İkinci sorun burada ortaya çıkar: Aralık mücadelelerinde ifade edildiği biçimiyle, “kamusal”ın yeni kavrayışıyla tutarlı olacak bir mücadele ve örgütlenme biçimini nasıl tanımlayacağız? Bu, biyo-politik bir ücrete yönelik, kamusal hizmetlerin yayılmasına yönelik, idarenin yeniden ele geçirilmesine yönelik kategori talepleri ile genel talepler arasında ilişkiler ve bağlantılar yaratılmasına giderek izin veren bir örgütlenme biçimidir. Açık bir biçimde, mücadeledeki işçilerin ortaya koydukları –kendilerini mekana bağlı düzeyde yeniden örgütleme ve Fransız sendikacılığının geleneksel profesyonel ayrımlarından kurtarma– yeteneği, mücadelenin hedeflerinin birleştirici yeniden düzenlenmesi ve örgütlendiği genel biçim için bir paradigma olarak kabul edilebilir.
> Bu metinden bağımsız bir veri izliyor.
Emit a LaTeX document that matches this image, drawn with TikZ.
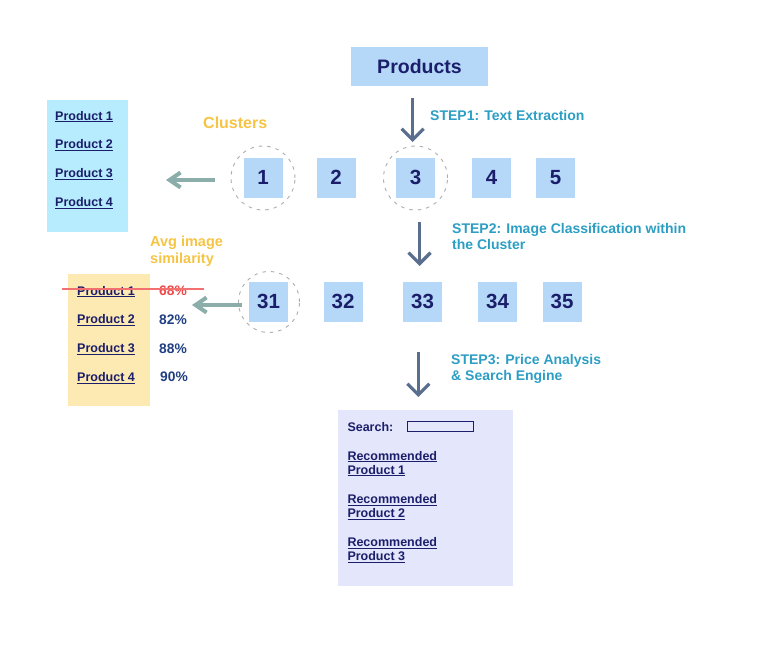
\documentclass[tikz,border=0pt]{standalone}
\usepackage{fontspec}
\setmainfont{Liberation Sans}
\usetikzlibrary{arrows.meta}
\definecolor{boxblue}{HTML}{B5D8F8}
\definecolor{navy}{HTML}{1B1E6A}
\definecolor{arrowgray}{HTML}{5A6E8E}
\definecolor{stepteal}{HTML}{2C9EC4}
\definecolor{clarrow}{HTML}{8BAEAA}
\definecolor{cyanbox}{HTML}{B6ECFD}
\definecolor{yellowbox}{HTML}{FDE9B2}
\definecolor{orangetxt}{HTML}{F6C445}
\definecolor{redtxt}{HTML}{EE4848}
\definecolor{strikered}{HTML}{F27070}
\definecolor{lavender}{HTML}{E4E6FB}
\definecolor{pctblue}{HTML}{1F3F82}
\definecolor{circgray}{HTML}{A8AEB4}
\begin{document}
\begin{tikzpicture}[x=1pt,y=-1pt,
  numbox/.style={fill=boxblue, minimum width=39pt, minimum height=40pt, inner sep=0pt,
    font=\fontsize{20.5}{20.5}\selectfont\bfseries, text=navy},
  dcirc/.style={circle, draw=circgray, line width=0.9pt, dash pattern=on 3.5pt off 5pt,
    minimum size=64pt, inner sep=0pt},
  txt/.style={anchor=base west, inner sep=0pt},
  steptxt/.style={txt, font=\fontsize{14}{14}\selectfont\bfseries, text=stepteal},
  prodtxt/.style={txt, font=\fontsize{12.5}{12.5}\selectfont\bfseries, text=navy},
  pcttxt/.style={txt, font=\fontsize{13.8}{13.8}\selectfont\bfseries, text=pctblue},
  orangelabel/.style={txt, font=\fontsize{15}{15}\selectfont\bfseries, text=orangetxt},
  downarr/.style={draw=arrowgray, line width=3.2pt,
    -{Straight Barb[length=11pt,width=22pt,line width=3.2pt]}},
  clarr/.style={draw=clarrow, line width=4pt,
    -{Straight Barb[length=11pt,width=15pt,line width=4pt]}},
  panel/.style={anchor=north west, inner sep=0pt}
]
\useasboundingbox (0,0) rectangle (760,653);

% Products
\node[fill=boxblue, minimum width=137pt, minimum height=39pt, inner sep=0pt,
  font=\fontsize{19.5}{19.5}\selectfont\bfseries, text=navy] (products) at (419.5,66.5) {Products};

% STEP1
\coordinate (a1s) at (412.7,98);
\coordinate (a1e) at (412.7,142);
\draw[downarr] (a1s) -- (a1e);
\node[steptxt] (step1) at (430,120) {STEP1: Text Extraction};

% cluster row
\node[numbox] (n1) at (263,177.5) {1};
\node[numbox] (n2) at (336,177.5) {2};
\node[numbox] (n3) at (415.5,177.5) {3};
\node[numbox] (n4) at (491.5,177.5) {4};
\node[numbox] (n5) at (555.5,177.5) {5};
\node[dcirc] (c1) at (263,178) {};
\node[dcirc] (c3) at (415.5,178) {};

\node[orangelabel, font=\fontsize{16}{16}\selectfont\bfseries] (clusters) at (203,128.3) {Clusters};

% cyan list
\node[panel, fill=cyanbox, minimum width=81pt, minimum height=132pt] (cyanlist) at (47,100) {};
\node[prodtxt] (cp1) at (55,120) {\underline{Product 1}};
\node[prodtxt] (cp2) at (55,148.7) {\underline{Product 2}};
\node[prodtxt] (cp3) at (55,177.7) {\underline{Product 3}};
\node[prodtxt] (cp4) at (55,206.7) {\underline{Product 4}};

\coordinate (ca1s) at (215,180);
\coordinate (ca1e) at (166,180);
\draw[clarr] (ca1s) -- (ca1e);

% STEP2
\coordinate (a2s) at (419.5,222);
\coordinate (a2e) at (419.5,266);
\draw[downarr] (a2s) -- (a2e);
\node[steptxt] (step2a) at (452,233.3) {STEP2: Image Classification within};
\node[steptxt] (step2b) at (452,249.3) {the Cluster};

% row 2
\node[numbox] (n31) at (268.5,301.5) {31};
\node[numbox] (n32) at (343,301.5) {32};
\node[numbox] (n33) at (422.5,301.5) {33};
\node[numbox] (n34) at (497.5,301.5) {34};
\node[numbox] (n35) at (562,301.5) {35};
\node[dcirc, minimum size=61pt] (c31) at (269,302) {};

% Avg image similarity
\node[orangelabel, font=\fontsize{14.5}{14.5}\selectfont\bfseries] (avg1) at (150,246.7) {Avg image};
\node[orangelabel, font=\fontsize{14.5}{14.5}\selectfont\bfseries] (avg2) at (150,263) {similarity};

% yellow list
\node[panel, fill=yellowbox, minimum width=82pt, minimum height=132pt] (yellowlist) at (68,274) {};
\node[prodtxt] (yp1) at (77,295) {\underline{Product 1}};
\node[prodtxt] (yp2) at (77,323.7) {\underline{Product 2}};
\node[prodtxt] (yp3) at (77,352.7) {\underline{Product 3}};
\node[prodtxt] (yp4) at (77,381.3) {\underline{Product 4}};
\node[pcttxt, text=redtxt] (pc1) at (159,295.5) {68\%};
\node[pcttxt] (pc2) at (159,324) {82\%};
\node[pcttxt] (pc3) at (159,353) {88\%};
\node[pcttxt] (pc4) at (160,381.5) {90\%};
\coordinate (strs) at (62,289);
\coordinate (stre) at (204,289);
\draw[strikered, line width=1.3pt] (strs) -- (stre);

\coordinate (ca2s) at (242,305);
\coordinate (ca2e) at (192,305);
\draw[clarr] (ca2s) -- (ca2e);

% STEP3
\coordinate (a3s) at (418.3,352);
\coordinate (a3e) at (418.3,397);
\draw[downarr] (a3s) -- (a3e);
\node[steptxt] (step3a) at (451,364.3) {STEP3: Price Analysis};
\node[steptxt] (step3b) at (451,380) {\& Search Engine};

% search panel
\node[panel, fill=lavender, minimum width=175pt, minimum height=176pt] (searchpanel) at (338,410) {};
\node[prodtxt] (searchlbl) at (347.3,431) {Search:};
\node[draw=navy, line width=0.9pt, minimum width=66pt, minimum height=10pt, inner sep=0pt] (searchfield) at (440,426) {};
\node[prodtxt] (r1a) at (347.3,460) {\underline{Recommended}};
\node[prodtxt] (r1b) at (347.3,474) {\underline{Product 1}};
\node[prodtxt] (r2a) at (347.3,503.3) {\underline{Recommended}};
\node[prodtxt] (r2b) at (347.3,517.3) {\underline{Product 2}};
\node[prodtxt] (r3a) at (347.3,546.7) {\underline{Recommended}};
\node[prodtxt] (r3b) at (347.3,560.7) {\underline{Product 3}};
\end{tikzpicture}
\end{document}
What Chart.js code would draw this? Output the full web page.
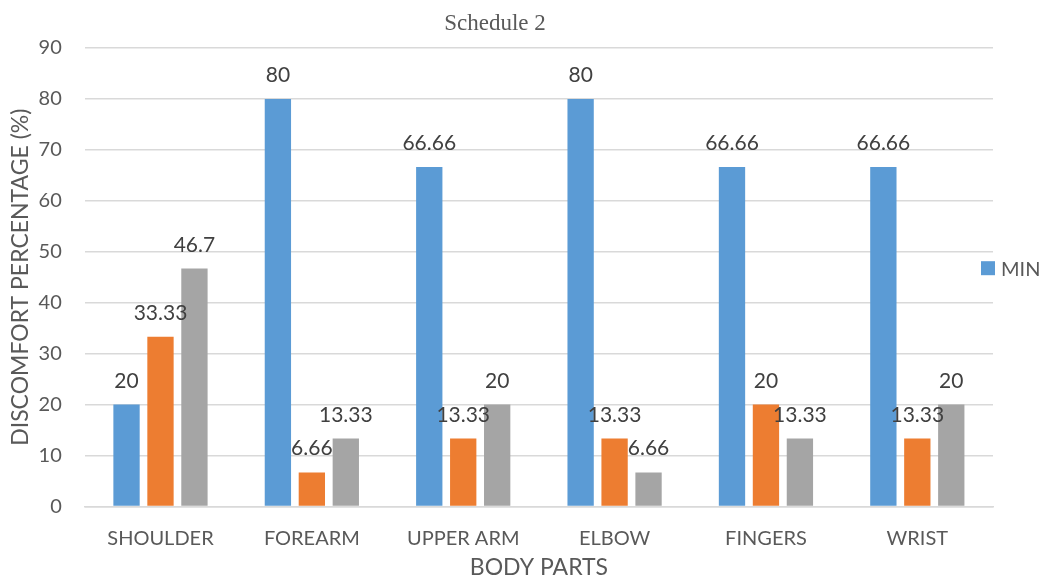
<!DOCTYPE html>
<html lang="en">
<head>
    <meta charset="UTF-8">
    <title>Schedule 2</title>
    <script src="https://cdn.jsdelivr.net/npm/chart.js"></script>
    <style>
        body { margin: 0; background: #fff; }
        #wrap { width: 1045px; height: 582px; }
    </style>
</head>
<body>
    <div id="wrap">
        <canvas id="chart"></canvas>
    </div>
    <script>
        // data
        const bodyParts = ['SHOULDER', 'FOREARM', 'UPPER ARM', 'ELBOW', 'FINGERS', 'WRIST'];
        const minValues = [20, 80, 66.66, 80, 66.66, 66.66];
        const modValues = [33.33, 6.66, 13.33, 13.33, 20, 13.33];
        const maxValues = [46.7, 13.33, 20, 6.66, 13.33, 20];
        const seriesNames = ['MIN', 'MODERATE', 'MAX'];
        const yTicks = [0, 10, 20, 30, 40, 50, 60, 70, 80, 90];

        const font = "Lato, 'Open Sans', sans-serif";
        const textGrey = '#595959';

        // value labels on top of each bar
        const barLabels = {
            id: 'barLabels',
            afterDatasetsDraw(chart) {
                const ctx = chart.ctx;
                ctx.save();
                ctx.font = '21px ' + font;
                ctx.fillStyle = '#404040';
                ctx.textAlign = 'center';
                ctx.textBaseline = 'alphabetic';
                chart.data.datasets.forEach((ds, i) => {
                    chart.getDatasetMeta(i).data.forEach((bar, j) => {
                        ctx.fillText(String(ds.data[j]), bar.x, bar.y - 17);
                    });
                });
                ctx.restore();
            }
        };

        // title and the single legend entry, placed like the original
        const extras = {
            id: 'extras',
            afterDraw(chart) {
                const ctx = chart.ctx;
                ctx.save();
                ctx.fillStyle = textGrey;
                ctx.font = "23px 'Liberation Serif', serif";
                ctx.textAlign = 'center';
                ctx.textBaseline = 'alphabetic';
                ctx.fillText('Schedule 2', 495, 30);

                const ds = chart.data.datasets[0];
                const cy = (chart.chartArea.top + chart.chartArea.bottom) / 2 - 9;
                ctx.fillStyle = ds.backgroundColor;
                ctx.fillRect(981, cy - 7, 14, 14);
                ctx.fillStyle = textGrey;
                ctx.font = '20px ' + font;
                ctx.textAlign = 'left';
                ctx.textBaseline = 'middle';
                ctx.fillText(ds.label, 1001, cy + 1);
                ctx.restore();
            }
        };

        new Chart(document.getElementById('chart'), {
            type: 'bar',
            data: {
                labels: bodyParts,
                datasets: [
                    { label: seriesNames[0], data: minValues, backgroundColor: '#5B9BD5' },
                    { label: seriesNames[1], data: modValues, backgroundColor: '#ED7D31' },
                    { label: seriesNames[2], data: maxValues, backgroundColor: '#A5A5A5' }
                ]
            },
            options: {
                responsive: true,
                maintainAspectRatio: false,
                animation: false,
                categoryPercentage: 0.673,
                barPercentage: 0.775,
                layout: { padding: { left: 6, right: 52, top: 48, bottom: 1 } },
                plugins: {
                    legend: { display: false },
                    tooltip: { enabled: false }
                },
                scales: {
                    x: {
                        // chart.js reserves tick padding twice; give one back
                        afterFit: axis => { axis.height -= 12; },
                        grid: { display: false },
                        border: { color: '#D9D9D9', width: 1.5 },
                        ticks: { color: textGrey, font: { family: font, size: 20 }, padding: 12 },
                        title: {
                            display: true,
                            text: 'BODY PARTS',
                            color: textGrey,
                            font: { family: font, size: 23 },
                            padding: { top: 3, bottom: 0 }
                        }
                    },
                    y: {
                        min: 0,
                        max: 90,
                        afterFit: axis => { axis.width -= 23; },
                        afterBuildTicks: axis => { axis.ticks = yTicks.map(v => ({ value: v })); },
                        grid: { color: '#D9D9D9', lineWidth: 1.5, drawTicks: false },
                        border: { display: false },
                        ticks: { color: textGrey, font: { family: font, size: 20 }, padding: 23 },
                        title: {
                            display: true,
                            text: 'DISCOMFORT PERCENTAGE (%)',
                            color: textGrey,
                            font: { family: font, size: 23 },
                            padding: { top: 1, bottom: 4 }
                        }
                    }
                }
            },
            plugins: [barLabels, extras]
        });
    </script>
</body>
</html>
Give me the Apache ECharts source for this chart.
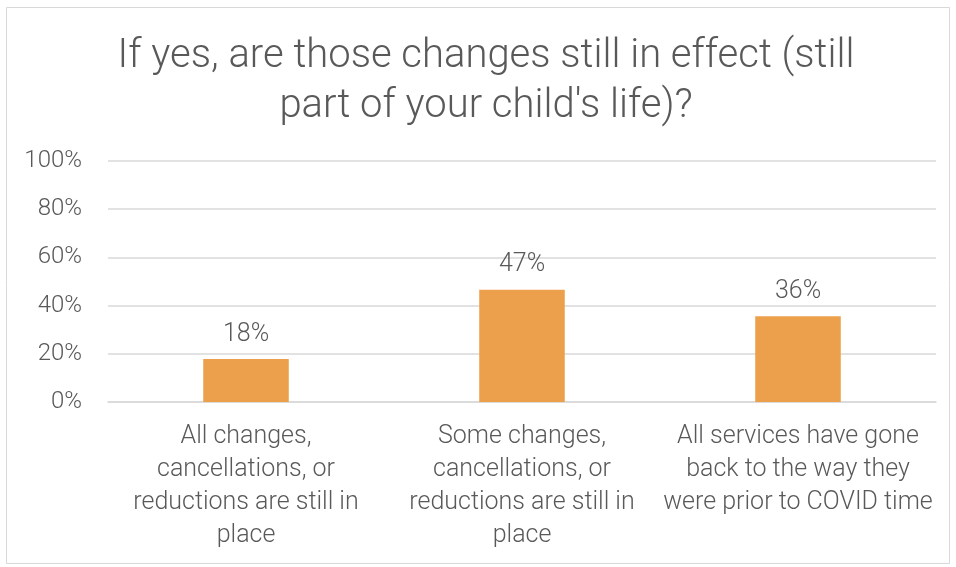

Bir anlamda, bu örgütlenme biçimleri, yeni (diğer bir deyişle, artık sadece sendikalist olmayan) saflar ve siyasal kitle örneklerini önceden canlandırırlar. Bunlar –işçi hareketinin örgütsel kökenlerine paradoksal olarak yeniden bağlanarak– üretiminin post-Fordist örgütlenmesinin merkezi bir unsurunu açığa çıkarırlar: Onun toplumsal olarak çözülmesini. Bu yerel, bölgesel, kategoriler arası ve birimsel örgütlenme, ücretler ve toplumsal yeniden üretim koşulları üzerindeki mücadeleye ilişkin olarak işçilerin çıkarlarını savunmasının genelleştirilmesi için sağlam bir temel sağlıyor gibi görünmüyor. Aynı zamanda, idarenin ve hizmetlerin, gerçek radikal demokrasi için bir mücadele bakış açısını yaratmaya muktedir olacak, “kamusal” anlamda yeniden ele geçirilmesi inisiyatifini başlatmak, kesinlikle bu başlangıç noktasından (sadece bu noktadan) mümkün olacaktır.